Esad’ın devrilmesiyle birlikte, muhalif grupların iktidarı ele geçirmesi, Suriye halkı için bir dönüm noktası olabilir. Rejimin baskıcı politikalarından kurtulmuş, özgürlük ve demokrasi için mücadele eden grupların bir zaferi olarak görülebilir. Ancak, Esad sonrası Suriye’de ne kadar barış ve istikrar sağlanacağı, büyük bir soru işareti olarak kalıyor. Yeni yönetim, geçmişin travmalarını ve farklı etnik, dini grupların taleplerini nasıl yönetecek, bu büyük bir bilinmez.
Bir diğer kazanan ise Türkiye. Türkiye, hem sınır güvenliği hem de bölgesel istikrar açısından bu dönüşümde önemli bir aktör haline gelmiş durumda. 12 yıl süren savaşta, hem iç savaşın hem de göçmen krizinin etkilerini en fazla hisseden ülke olan Türkiye, Suriye’nin yeniden yapılandırılmasında belirleyici bir rol oynamak istiyor. Türkiye’nin, özellikle kuzey Suriye’deki varlığı ve mülteciler konusunda attığı adımlar, yeni dönemde de etkisini sürdürebilir. Ayrıca, Türkiye’nin Suriye’nin yeniden inşasında yer alacağı, bölgedeki ekonomik ve siyasi hamleleri, ülkenin bölgesel gücünü pekiştirebilir.
Kim Kaybetti?
Esad’ın yönetimi devrilmiş olsa da, kaybedenlerin başında ülkenin halkı geliyor.
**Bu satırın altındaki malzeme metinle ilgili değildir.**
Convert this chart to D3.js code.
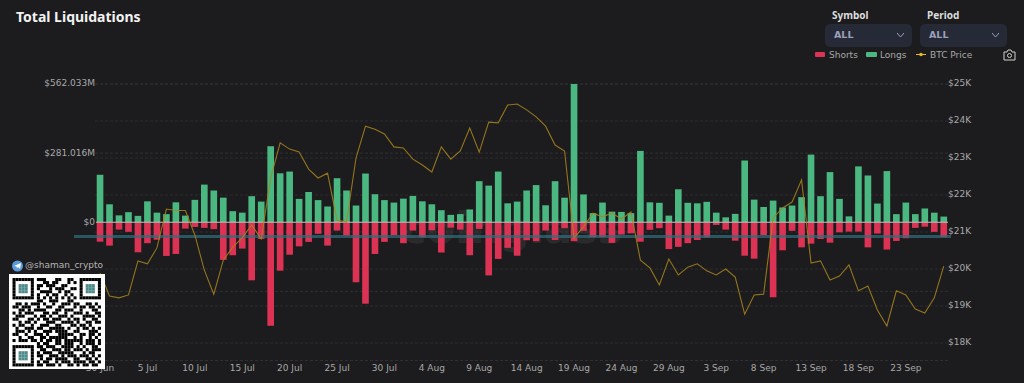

Savaşın yarattığı yıkım, ekonomik çöküş, milyonlarca mülteci ve iç göç, Suriye halkının en büyük kaybı. Yıllarca süren savaş, bir halkı yerinden yurdundan etmiş, hayatlarını altüst etmiştir. Bu kaybın telafisi, sadece yeni yönetimin değil, uluslararası toplumun da sorumluluğunda.
Uluslararası anlamda, özellikle Rusya ve İran gibi ülkeler de büyük bir kayıp yaşayacak gibi görünüyor. Esad’ın devrilmesiyle, bu ülkelerin Suriye üzerindeki nüfuzu ve stratejik etkisi büyük ölçüde zayıflayacak. Bu, Suriye’nin yeniden şekillendirilmesinde Türkiye’nin ön plana çıkmasına olanak tanıyabilir.
Türkiye’nin Rolü:
Türkiye, Esad sonrası dönemde büyük bir fırsatla karşı karşıya. Suriye’deki değişim, Türkiye’nin bölgedeki etkisini artırma fırsatını sunuyor. Ancak, bu fırsatın getirdiği zorluklar da büyük. Türkiye, hem mülteci sorununu yönetme hem de bölgesel güvenliği sağlama konusunda kritik bir pozisyonda. Yeni Suriye yönetimiyle kuracağı ilişkiler, bölgedeki güvenlik dengelerini yeniden şekillendirebilir. Türkiye, aynı zamanda ekonomik açıdan da önemli bir aktör olabilir. Esad sonrası dönemde, yeniden inşa edilecek Suriye’de Türkiye’nin şirketleri ve inşaat sektörünün etkisi büyük olabilir.
Sonuç olarak, Esad’ın devrilmesiyle Suriye’de yeni bir dönemin kapıları aralanmış olsa da, bu dönüşümün sonuçları daha uzun vadede şekillenecek. Türkiye’nin, bölgesel güç olma yolundaki çabaları, Suriye’nin geleceğini etkileyen en önemli faktörlerden biri olacak. Kazananlar ve kaybedenler arasında en çok dikkat edilmesi gereken ise, halkın ve bölgenin istikrarı olacak.